◆ **GIVEN REQUEST**:
Starting at the first line of the listing below, repeat each line up to and including the one containing "const Y_TICKS = [1000, 500, 0, -500, -1000, -1500];". Leave out pictures.

◆ **DATA LINES**:
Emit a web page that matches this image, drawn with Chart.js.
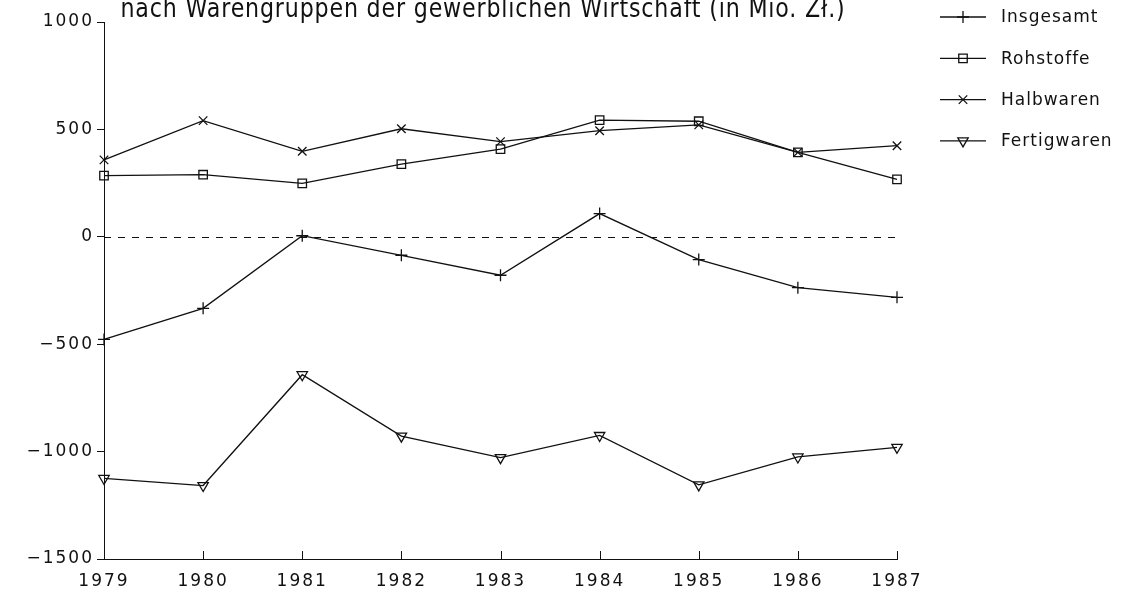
<!DOCTYPE html>
<html>
<head>
<meta charset="utf-8">
<script src="https://cdn.jsdelivr.net/npm/chart.js@4.4.1/dist/chart.umd.min.js"></script>
<style>
  html, body { margin:0; padding:0; background:#fff; }
  #wrap { width:1123px; height:597px; position:relative; }
</style>
</head>
<body>
<div id="wrap"><canvas id="c" width="1123" height="597"></canvas></div>
<script>
/* Außenhandelssaldo nach Warengruppen, 1979-1987 (Mio. Zł.) */
const TITLE = "nach Warengruppen der gewerblichen Wirtschaft (in Mio. Zł.)";
const YEARS = ["1979","1980","1981","1982","1983","1984","1985","1986","1987"];
const Y_TICKS = [1000, 500, 0, -500, -1000, -1500];

const insgesamt   = [-478, -333, 5, -86, -179, 108, -106, -237, -282];
const rohstoffe   = [285, 289, 249, 338, 408, 543, 538, 393, 267];
const halbwaren   = [358, 541, 398, 503, 443, 494, 521, 393, 424];
const fertigwaren = [-1125, -1158, -642, -928, -1028, -925, -1155, -1025, -980];

const INK = "#111";
const FONT = "DejaVu Sans";
const ds = (label, data, style, rot) => ({
  label, data, borderColor:INK, backgroundColor:"rgba(0,0,0,0)",
  borderWidth:1.3, pointStyle:style, pointRotation:rot||0, pointRadius:6,
  pointBorderColor:INK, pointBorderWidth:1.3, pointBackgroundColor:"rgba(0,0,0,0)",
  tension:0, fill:false
});

// letter spacing for the plotter-like lettering
const spacing = {
  id:"spacing",
  beforeUpdate(chart){ chart.ctx.letterSpacing = "2px"; },
  beforeDraw(chart){ chart.ctx.letterSpacing = "2px"; }
};

// dashed zero line, inward x ticks, title and legend
const extras = {
  id:"extras",
  afterDatasetsDraw(chart){
    const { ctx, chartArea:a, scales:{ x, y } } = chart;
    ctx.save();
    ctx.strokeStyle = INK; ctx.lineWidth = 1;
    // zero line
    const y0 = Math.round(y.getPixelForValue(0)) + 0.5;
    ctx.setLineDash([7, 7]);
    ctx.beginPath(); ctx.moveTo(a.left, y0); ctx.lineTo(a.right, y0); ctx.stroke();
    ctx.setLineDash([]);
    // x ticks pointing up
    x.ticks.forEach((t, i) => {
      const px = Math.round(x.getPixelForTick(i)) + 0.5;
      ctx.beginPath(); ctx.moveTo(px, a.bottom); ctx.lineTo(px, a.bottom - 8); ctx.stroke();
    });
    // title (top clipped like the scan), squeezed to the scan's width
    ctx.fillStyle = INK;
    ctx.letterSpacing = "1px";
    ctx.font = `27px "${FONT}"`;
    ctx.textAlign = "center"; ctx.textBaseline = "alphabetic";
    const w = ctx.measureText(TITLE).width;
    ctx.save();
    ctx.translate(483, 17);
    ctx.scale(725 / w, 1);
    ctx.fillText(TITLE, 0, 0);
    ctx.restore();
    // legend
    ctx.letterSpacing = "1px";
    ctx.font = `17px "${FONT}"`;
    ctx.textAlign = "left"; ctx.textBaseline = "middle";
    chart.data.datasets.forEach((d, i) => {
      const ly = 17 + i * 41.3;
      ctx.lineWidth = 1.3;
      ctx.beginPath(); ctx.moveTo(940, ly); ctx.lineTo(986, ly); ctx.stroke();
      ctx.fillStyle = "rgba(0,0,0,0)";
      Chart.helpers.drawPoint(ctx, { pointStyle:d.pointStyle, rotation:d.pointRotation, radius:6, borderWidth:1.3 }, 963, ly);
      ctx.fillStyle = INK;
      ctx.fillText(d.label, 1001, ly + 1);
    });
    ctx.restore();
  }
};

new Chart(document.getElementById("c"), {
  type:"line",
  data:{
    labels:YEARS,
    datasets:[
      ds("Insgesamt", insgesamt, "cross"),
      ds("Rohstoffe", rohstoffe, "rect"),
      ds("Halbwaren", halbwaren, "crossRot"),
      ds("Fertigwaren", fertigwaren, "triangle", 180)
    ]
  },
  options:{
    responsive:false, animation:false, maintainAspectRatio:false,
    layout:{ padding:{ top:22, right:226, left:0, bottom:0 } },
    plugins:{ legend:{ display:false }, tooltip:{ enabled:false }, title:{ display:false } },
    scales:{
      x:{
        offset:false,
        grid:{ display:false, drawOnChartArea:false },
        border:{ display:true, color:INK, width:1 },
        ticks:{ color:INK, padding:4, maxRotation:0, autoSkip:false, font:{ family:FONT, size:17 } },
        afterFit(s){ s.height = 38; }
      },
      y:{
        min:-1500, max:1000,
        afterBuildTicks(s){ s.ticks = Y_TICKS.map(v => ({ value:v })); },
        grid:{ drawOnChartArea:false, drawTicks:true, tickLength:7, color:INK, tickColor:INK },
        border:{ display:true, color:INK, width:1 },
        ticks:{ color:INK, padding:3, font:{ family:FONT, size:17 },
                callback:v => (v < 0 ? "\u2212" + Math.abs(v) : String(v)) },
        afterFit(s){ s.width = 104; }
      }
    }
  },
  plugins:[spacing, extras]
});
</script>
</body>
</html>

◆ **TASK OUTPUT**:
Emit a web page that matches this image, drawn with Chart.js.
<!DOCTYPE html>
<html>
<head>
<meta charset="utf-8">
<script src="https://cdn.jsdelivr.net/npm/chart.js@4.4.1/dist/chart.umd.min.js"></script>
<style>
  html, body { margin:0; padding:0; background:#fff; }
  #wrap { width:1123px; height:597px; position:relative; }
</style>
</head>
<body>
<div id="wrap"><canvas id="c" width="1123" height="597"></canvas></div>
<script>
/* Außenhandelssaldo nach Warengruppen, 1979-1987 (Mio. Zł.) */
const TITLE = "nach Warengruppen der gewerblichen Wirtschaft (in Mio. Zł.)";
const YEARS = ["1979","1980","1981","1982","1983","1984","1985","1986","1987"];
const Y_TICKS = [1000, 500, 0, -500, -1000, -1500];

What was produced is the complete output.